▶ _Task to carry out_
Transcribe the records exactly. Pictures do not belong in the transcription.
## start
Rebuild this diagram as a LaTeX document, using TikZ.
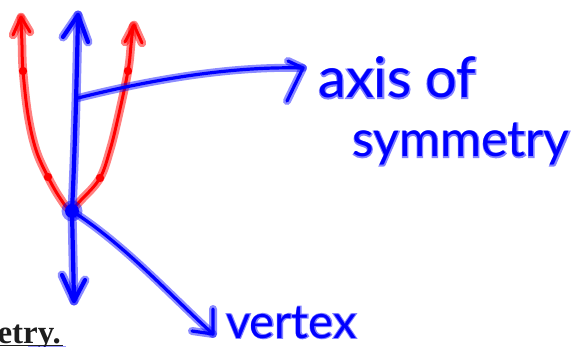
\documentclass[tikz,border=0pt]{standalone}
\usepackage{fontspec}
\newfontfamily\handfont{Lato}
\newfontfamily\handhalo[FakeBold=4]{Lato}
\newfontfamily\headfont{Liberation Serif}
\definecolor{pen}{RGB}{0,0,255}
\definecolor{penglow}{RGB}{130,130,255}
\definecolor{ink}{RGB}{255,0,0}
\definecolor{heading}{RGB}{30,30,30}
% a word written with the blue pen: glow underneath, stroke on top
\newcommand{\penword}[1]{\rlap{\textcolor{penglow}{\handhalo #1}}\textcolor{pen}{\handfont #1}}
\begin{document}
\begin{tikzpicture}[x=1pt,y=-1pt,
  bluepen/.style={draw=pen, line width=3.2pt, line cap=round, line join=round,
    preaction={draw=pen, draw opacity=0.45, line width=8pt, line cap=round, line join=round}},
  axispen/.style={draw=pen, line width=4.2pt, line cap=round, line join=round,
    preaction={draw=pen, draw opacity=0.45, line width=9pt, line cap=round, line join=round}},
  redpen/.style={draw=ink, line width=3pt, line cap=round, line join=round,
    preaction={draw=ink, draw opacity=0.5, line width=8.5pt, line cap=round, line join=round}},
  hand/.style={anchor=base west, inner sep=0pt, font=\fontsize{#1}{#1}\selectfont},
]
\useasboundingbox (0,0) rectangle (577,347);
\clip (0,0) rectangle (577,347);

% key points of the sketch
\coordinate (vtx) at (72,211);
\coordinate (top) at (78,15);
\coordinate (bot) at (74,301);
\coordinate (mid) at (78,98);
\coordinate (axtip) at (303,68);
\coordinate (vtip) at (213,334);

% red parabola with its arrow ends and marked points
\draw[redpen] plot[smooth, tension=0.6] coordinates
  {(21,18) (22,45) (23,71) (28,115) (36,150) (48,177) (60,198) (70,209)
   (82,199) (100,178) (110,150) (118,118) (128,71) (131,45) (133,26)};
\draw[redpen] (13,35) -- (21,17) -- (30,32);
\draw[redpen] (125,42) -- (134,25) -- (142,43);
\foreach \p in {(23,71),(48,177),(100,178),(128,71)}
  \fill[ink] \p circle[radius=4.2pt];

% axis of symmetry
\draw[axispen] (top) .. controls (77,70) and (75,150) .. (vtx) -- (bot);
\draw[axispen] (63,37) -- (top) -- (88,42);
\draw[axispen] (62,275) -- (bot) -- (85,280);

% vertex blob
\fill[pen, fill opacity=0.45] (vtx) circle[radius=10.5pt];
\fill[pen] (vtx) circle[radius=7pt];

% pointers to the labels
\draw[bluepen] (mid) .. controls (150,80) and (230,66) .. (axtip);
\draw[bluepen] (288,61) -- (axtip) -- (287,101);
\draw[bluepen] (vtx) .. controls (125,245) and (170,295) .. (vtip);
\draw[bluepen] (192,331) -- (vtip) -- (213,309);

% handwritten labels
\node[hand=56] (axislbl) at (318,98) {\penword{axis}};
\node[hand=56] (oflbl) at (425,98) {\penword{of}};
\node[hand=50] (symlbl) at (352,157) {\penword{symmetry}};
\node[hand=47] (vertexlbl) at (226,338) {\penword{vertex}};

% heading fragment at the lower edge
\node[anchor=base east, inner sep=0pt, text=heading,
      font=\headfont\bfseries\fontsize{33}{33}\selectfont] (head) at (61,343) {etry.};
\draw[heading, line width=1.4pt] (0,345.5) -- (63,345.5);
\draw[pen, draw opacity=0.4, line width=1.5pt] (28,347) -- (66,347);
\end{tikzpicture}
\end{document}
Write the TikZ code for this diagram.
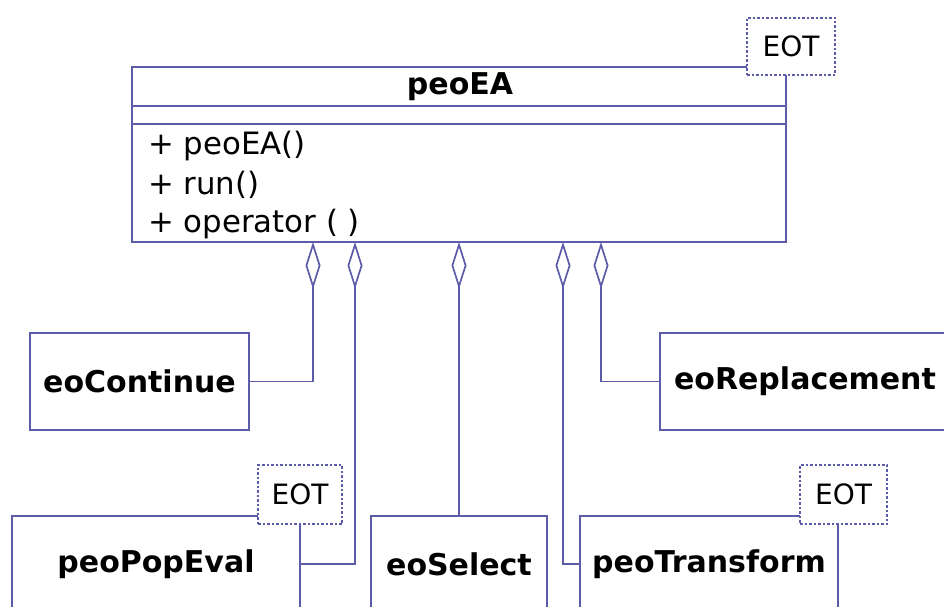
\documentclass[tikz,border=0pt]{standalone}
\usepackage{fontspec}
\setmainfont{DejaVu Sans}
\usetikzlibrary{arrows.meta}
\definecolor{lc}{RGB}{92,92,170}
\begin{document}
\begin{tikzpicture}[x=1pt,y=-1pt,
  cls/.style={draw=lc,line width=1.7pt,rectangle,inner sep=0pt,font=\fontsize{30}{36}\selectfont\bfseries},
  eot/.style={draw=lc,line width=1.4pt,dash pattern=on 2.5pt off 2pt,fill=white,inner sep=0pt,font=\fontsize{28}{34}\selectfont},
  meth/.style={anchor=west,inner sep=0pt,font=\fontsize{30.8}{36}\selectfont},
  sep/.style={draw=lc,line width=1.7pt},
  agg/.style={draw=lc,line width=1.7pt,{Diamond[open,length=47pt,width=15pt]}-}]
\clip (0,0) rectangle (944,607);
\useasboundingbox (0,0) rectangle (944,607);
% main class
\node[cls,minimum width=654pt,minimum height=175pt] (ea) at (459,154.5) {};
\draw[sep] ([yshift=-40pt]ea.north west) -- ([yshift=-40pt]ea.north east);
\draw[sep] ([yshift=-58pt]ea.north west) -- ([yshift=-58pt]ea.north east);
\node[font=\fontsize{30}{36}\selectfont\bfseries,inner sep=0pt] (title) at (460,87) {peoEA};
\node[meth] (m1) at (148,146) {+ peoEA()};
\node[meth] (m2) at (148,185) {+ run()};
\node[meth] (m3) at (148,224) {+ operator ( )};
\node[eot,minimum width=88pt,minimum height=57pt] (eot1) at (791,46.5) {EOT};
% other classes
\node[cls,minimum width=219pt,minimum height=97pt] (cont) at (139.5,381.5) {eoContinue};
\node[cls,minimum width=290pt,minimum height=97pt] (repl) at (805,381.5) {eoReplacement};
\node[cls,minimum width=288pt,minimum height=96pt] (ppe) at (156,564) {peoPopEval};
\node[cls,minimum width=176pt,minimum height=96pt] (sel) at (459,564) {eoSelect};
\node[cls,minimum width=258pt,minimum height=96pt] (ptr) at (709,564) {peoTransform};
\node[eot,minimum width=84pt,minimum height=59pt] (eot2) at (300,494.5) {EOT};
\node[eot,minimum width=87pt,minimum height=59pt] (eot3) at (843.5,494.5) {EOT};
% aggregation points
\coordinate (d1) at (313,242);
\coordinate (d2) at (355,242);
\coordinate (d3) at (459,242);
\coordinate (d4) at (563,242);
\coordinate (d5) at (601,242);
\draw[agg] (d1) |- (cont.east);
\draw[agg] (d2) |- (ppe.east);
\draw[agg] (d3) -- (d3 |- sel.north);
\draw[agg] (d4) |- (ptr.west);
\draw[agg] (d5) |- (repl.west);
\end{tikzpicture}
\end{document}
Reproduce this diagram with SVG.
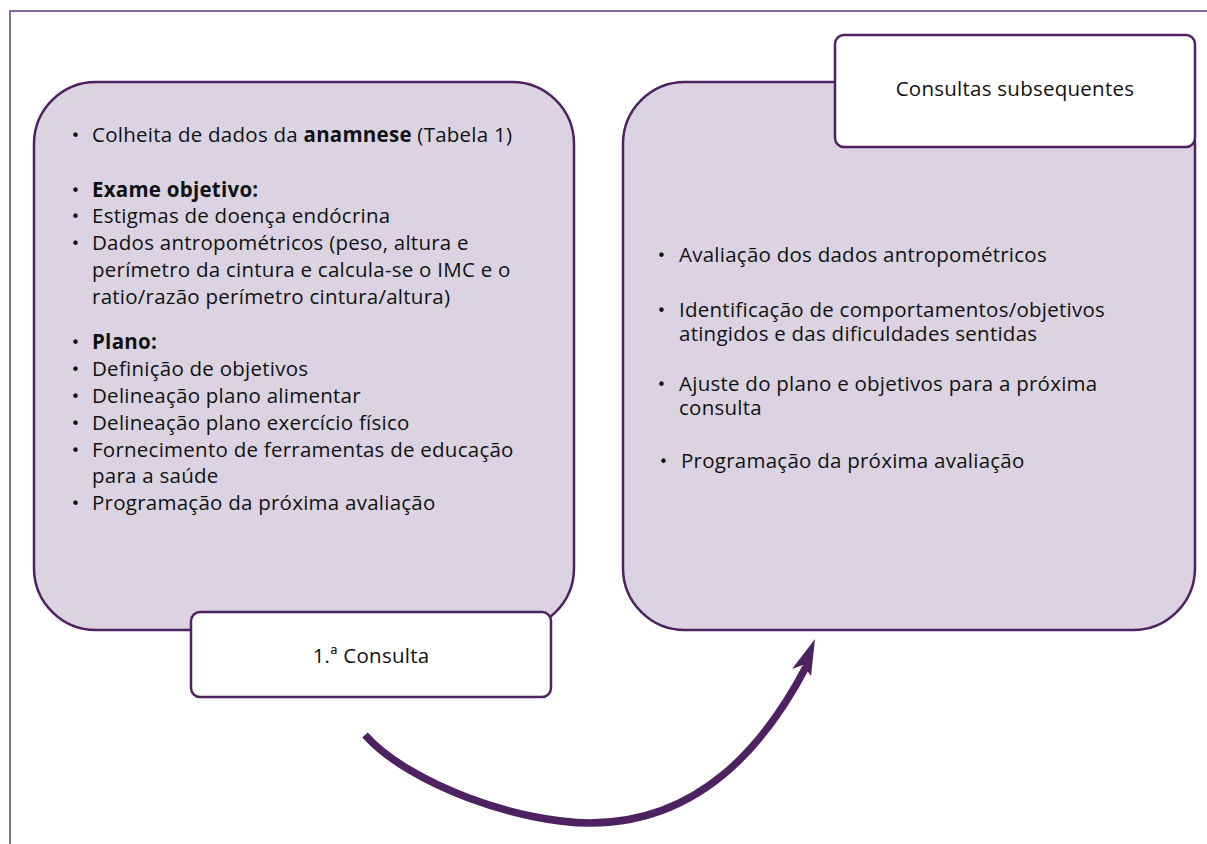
## end
▶ _Solved exercise_
Rebuild this diagram as a LaTeX document, using TikZ.
\documentclass[tikz,border=0pt]{standalone}
\usepackage{fontspec}
\newfontfamily\handfont{Lato}
\newfontfamily\handhalo[FakeBold=4]{Lato}
\newfontfamily\headfont{Liberation Serif}
\definecolor{pen}{RGB}{0,0,255}
\definecolor{penglow}{RGB}{130,130,255}
\definecolor{ink}{RGB}{255,0,0}
\definecolor{heading}{RGB}{30,30,30}
% a word written with the blue pen: glow underneath, stroke on top
\newcommand{\penword}[1]{\rlap{\textcolor{penglow}{\handhalo #1}}\textcolor{pen}{\handfont #1}}
\begin{document}
\begin{tikzpicture}[x=1pt,y=-1pt,
  bluepen/.style={draw=pen, line width=3.2pt, line cap=round, line join=round,
    preaction={draw=pen, draw opacity=0.45, line width=8pt, line cap=round, line join=round}},
  axispen/.style={draw=pen, line width=4.2pt, line cap=round, line join=round,
    preaction={draw=pen, draw opacity=0.45, line width=9pt, line cap=round, line join=round}},
  redpen/.style={draw=ink, line width=3pt, line cap=round, line join=round,
    preaction={draw=ink, draw opacity=0.5, line width=8.5pt, line cap=round, line join=round}},
  hand/.style={anchor=base west, inner sep=0pt, font=\fontsize{#1}{#1}\selectfont},
]
\useasboundingbox (0,0) rectangle (577,347);
\clip (0,0) rectangle (577,347);

% key points of the sketch
\coordinate (vtx) at (72,211);
\coordinate (top) at (78,15);
\coordinate (bot) at (74,301);
\coordinate (mid) at (78,98);
\coordinate (axtip) at (303,68);
\coordinate (vtip) at (213,334);

% red parabola with its arrow ends and marked points
\draw[redpen] plot[smooth, tension=0.6] coordinates
  {(21,18) (22,45) (23,71) (28,115) (36,150) (48,177) (60,198) (70,209)
   (82,199) (100,178) (110,150) (118,118) (128,71) (131,45) (133,26)};
\draw[redpen] (13,35) -- (21,17) -- (30,32);
\draw[redpen] (125,42) -- (134,25) -- (142,43);
\foreach \p in {(23,71),(48,177),(100,178),(128,71)}
  \fill[ink] \p circle[radius=4.2pt];

% axis of symmetry
\draw[axispen] (top) .. controls (77,70) and (75,150) .. (vtx) -- (bot);
\draw[axispen] (63,37) -- (top) -- (88,42);
\draw[axispen] (62,275) -- (bot) -- (85,280);

% vertex blob
\fill[pen, fill opacity=0.45] (vtx) circle[radius=10.5pt];
\fill[pen] (vtx) circle[radius=7pt];

% pointers to the labels
\draw[bluepen] (mid) .. controls (150,80) and (230,66) .. (axtip);
\draw[bluepen] (288,61) -- (axtip) -- (287,101);
\draw[bluepen] (vtx) .. controls (125,245) and (170,295) .. (vtip);
\draw[bluepen] (192,331) -- (vtip) -- (213,309);

% handwritten labels
\node[hand=56] (axislbl) at (318,98) {\penword{axis}};
\node[hand=56] (oflbl) at (425,98) {\penword{of}};
\node[hand=50] (symlbl) at (352,157) {\penword{symmetry}};
\node[hand=47] (vertexlbl) at (226,338) {\penword{vertex}};

% heading fragment at the lower edge
\node[anchor=base east, inner sep=0pt, text=heading,
      font=\headfont\bfseries\fontsize{33}{33}\selectfont] (head) at (61,343) {etry.};
\draw[heading, line width=1.4pt] (0,345.5) -- (63,345.5);
\draw[pen, draw opacity=0.4, line width=1.5pt] (28,347) -- (66,347);
\end{tikzpicture}
\end{document}
Write the TikZ code for this diagram.
\documentclass[tikz,border=0pt]{standalone}
\usepackage{fontspec}
\setmainfont{DejaVu Sans}
\usetikzlibrary{arrows.meta}
\definecolor{lc}{RGB}{92,92,170}
\begin{document}
\begin{tikzpicture}[x=1pt,y=-1pt,
  cls/.style={draw=lc,line width=1.7pt,rectangle,inner sep=0pt,font=\fontsize{30}{36}\selectfont\bfseries},
  eot/.style={draw=lc,line width=1.4pt,dash pattern=on 2.5pt off 2pt,fill=white,inner sep=0pt,font=\fontsize{28}{34}\selectfont},
  meth/.style={anchor=west,inner sep=0pt,font=\fontsize{30.8}{36}\selectfont},
  sep/.style={draw=lc,line width=1.7pt},
  agg/.style={draw=lc,line width=1.7pt,{Diamond[open,length=47pt,width=15pt]}-}]
\clip (0,0) rectangle (944,607);
\useasboundingbox (0,0) rectangle (944,607);
% main class
\node[cls,minimum width=654pt,minimum height=175pt] (ea) at (459,154.5) {};
\draw[sep] ([yshift=-40pt]ea.north west) -- ([yshift=-40pt]ea.north east);
\draw[sep] ([yshift=-58pt]ea.north west) -- ([yshift=-58pt]ea.north east);
\node[font=\fontsize{30}{36}\selectfont\bfseries,inner sep=0pt] (title) at (460,87) {peoEA};
\node[meth] (m1) at (148,146) {+ peoEA()};
\node[meth] (m2) at (148,185) {+ run()};
\node[meth] (m3) at (148,224) {+ operator ( )};
\node[eot,minimum width=88pt,minimum height=57pt] (eot1) at (791,46.5) {EOT};
% other classes
\node[cls,minimum width=219pt,minimum height=97pt] (cont) at (139.5,381.5) {eoContinue};
\node[cls,minimum width=290pt,minimum height=97pt] (repl) at (805,381.5) {eoReplacement};
\node[cls,minimum width=288pt,minimum height=96pt] (ppe) at (156,564) {peoPopEval};
\node[cls,minimum width=176pt,minimum height=96pt] (sel) at (459,564) {eoSelect};
\node[cls,minimum width=258pt,minimum height=96pt] (ptr) at (709,564) {peoTransform};
\node[eot,minimum width=84pt,minimum height=59pt] (eot2) at (300,494.5) {EOT};
\node[eot,minimum width=87pt,minimum height=59pt] (eot3) at (843.5,494.5) {EOT};
% aggregation points
\coordinate (d1) at (313,242);
\coordinate (d2) at (355,242);
\coordinate (d3) at (459,242);
\coordinate (d4) at (563,242);
\coordinate (d5) at (601,242);
\draw[agg] (d1) |- (cont.east);
\draw[agg] (d2) |- (ppe.east);
\draw[agg] (d3) -- (d3 |- sel.north);
\draw[agg] (d4) |- (ptr.west);
\draw[agg] (d5) |- (repl.west);
\end{tikzpicture}
\end{document}
Reproduce this diagram with SVG.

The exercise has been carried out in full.